Hardline Taliban authorities in Afghanistan reported Wednesday that nine people, including at least two women, were publicly flogged after being convicted of various crimes, such as adultery.
Five of the punishments took place at a sports stadium in Kandahar, capital of the eponymous southern province. Local Taliban officials, judicial officers, and ordinary Afghans were among the onlookers.
The Taliban’s Supreme Court announced the details, saying the five individuals were found guilty of adultery, sodomy, and robbery, with each of them receiving 39 lashes and prison sentences ranging from two to seven years. It did not say whether females were among the convicts.
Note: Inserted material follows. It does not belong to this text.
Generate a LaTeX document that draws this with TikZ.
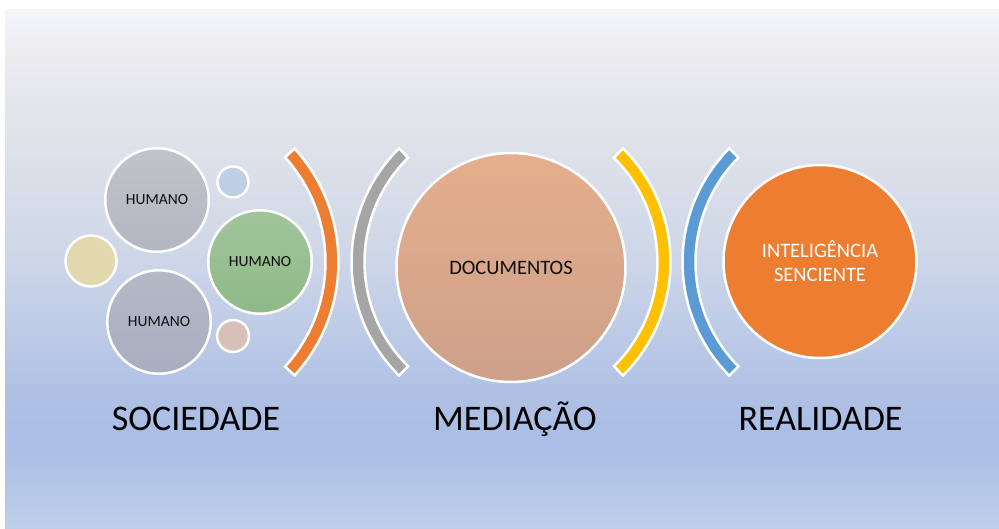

The court separately announced that two men and two women were publicly flogged Wednesday for adultery in the northern Afghan provinces of Takhar and Samangan.
Hundreds of men and women have been lashed in sports stadiums across Afghanistan since the Taliban regained power in 2021.
In June this year, the Islamist leaders carried out a mass lashing of 63 convicts, including 14 women, in a packed northern sports stadium for committing “immoral crimes,” such as adultery and homosexuality.
The Taliban have also executed at least five Afghan murder convicts in crowded sports stadiums, citing the Islamic concept of retributive justice known as qisas.
Global outcry
The executions and corporeal punishments have drawn an outcry and calls from the United Nations to immediately end them for being in breach of human rights and international law.
Taliban leaders defend their criminal justice system, arguing that it is in line with their interpretation of the Islamic law of Sharia. They also rejected criticism of their curbs on Afghan women’s access to education, employment, and public life at large.
The United States and the world at large have refused to recognize Taliban authorities as the official government of Afghanistan, citing their treatment of women, among other human rights concerns.
“We continue to make clear that any significant steps towards normalization of relations is contingent upon a profound shift in the Taliban’s human rights conduct,” said Matthew Miller, the U.S. State Department spokesperson, speaking to reporters Tuesday. “And there has been remarkable unity among the international community on that question.”
Girls ages 12 and older are not allowed to attend secondary school, making Afghanistan the only country in the world with this restriction, while female students have been barred from universities. Most Afghan women are prohibited from working in both public and private sectors, including the U.N.
The Taliban last month enacted so-called “vice and virtue” laws that, according to critics, have dealt another blow to women’s rights in Afghanistan. The contentious decree deems the sound of a woman’s voice in public a moral violation and requires them to cover their entire bodies and faces when outdoors. It also forbids women from looking at men to whom they are not related and vice versa.